Open Banking creates better Financial Services; Are Banks and FinTechs ready?
By Edil Corneille
Open Banking is not a new concept. The implementation of the PSD2 regulation in Europe and the Open Banking one in the United Kingdom (UK) has been a great boon for FinTechs where the governments have necessitated the sharing of customer data traditionally held by banks which leads to improved financial services for customers. However, financial institutions and regulators across the world have yet to keep up with the pace of customers’ demands for improved and personalised financial services. Countries in Asia have taken a market-driven approach in the space of Open Banking which is generally not government regulated.
CFTE Co-founder & Open Banking and Platform in Finance Program Director and The Disruptive Group CEO Huy Nguyen Trieu elucidated, “Open Banking is the Iphone moment for banking. The Iphone was the catalyst for millions of new apps – including hugely successful ones like Whatsapp or Wechat. Open Banking does the same in financial services, and makes the development of new financial products much faster and easier. In practice, that means faster innovation in finance, that can help consumers with better ways to manage their money.”
Banks share customer data through application programming interfaces (APIs) with relevant third party providers (TPPs). This ensures the customisation of financial products where customers are able to view different financial accounts, spends, advice on financial requirements, etc., on a platform. The ecosystem is characterised by a range of products and services by various entities which is possible through the sharing of data by banks to TPPs after the customer consents to it. Providing these same services can be a challenge for traditional institutions with their legacy systems.
Stephan Murer, Owner of Murer Consulting, previously Group Chief Technology Officer at UBS expounded, “The digital platform economy is one of the strongest forces in today’s economy. The most valuable corporations both in financial services and in general are digital platform providers. The financial industry with its standardized transactions, no physical goods involved, and a high degree of information asymmetry lends itself well for a digital platform transformation. Highly standardized application programming interfaces are the technical prerequisites for a digital platform with many participants to succeed. Open banking, be it driven by regulation or driven by the market. provides these APIs.”
“We live in a connected world and customers increasingly expect their favourite brands to work together to provide personalised and connected digital experiences. Open Banking is how banks will participate in these connected experiences. These customer expectations impact banking just like they impact all service providers, so it is vitally important that financial professionals are well educated on the key characteristics of Open Banking” said Paul Rohan, Head of Business Strategy Finance at Google Cloud Apigee.
Open Banking is definitely a game-changer for the financial services industry.
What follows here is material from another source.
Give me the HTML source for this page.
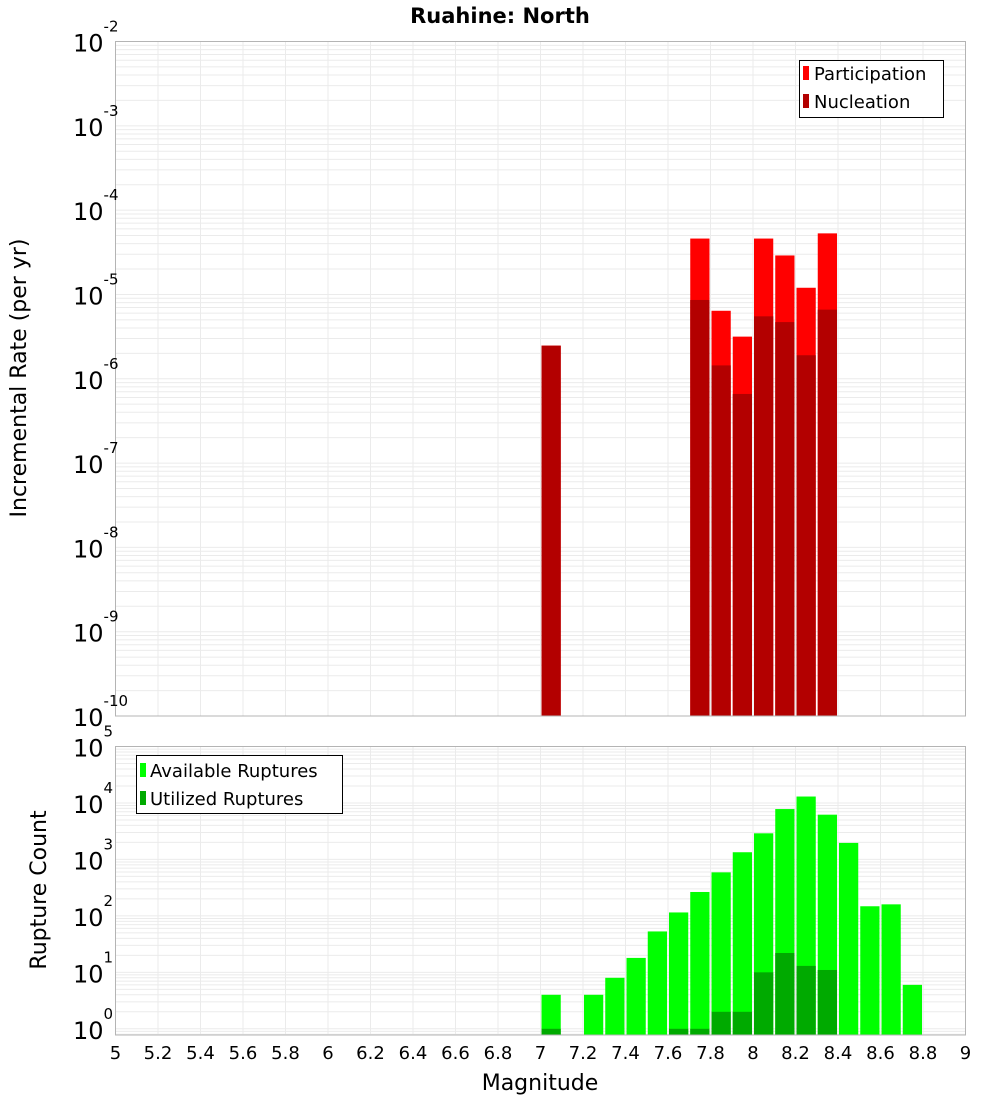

Large banking institutions like DBS, Société Générale and Wells Fargo have embraced this practice and set it at the core of their strategy. Australia recently had the Consumer Data Right (CDR) going live on July 1, 2020, for data sharing in the country. New Zealand is seeking inputs on CDR with the deadline for submissions closing on October 5. CDR describes a mechanism for consumers to securely share data that is held about them with trusted third parties, on the consent of a consumer. The third-party could be another product or service provider or a separate entity such as a fintech.
The first month of 2020 saw Plaid’s 5.3 billion acquisition, followed 6 months later by Mastercard buying Finicity, showing the industry’s interest in acquiring the FinTech enablers of Open Banking. Market changes and regulatory prominence in finance have resulted in hundreds of FinTech startups and traditional organisations shifting towards Open Banking in the last two years alone.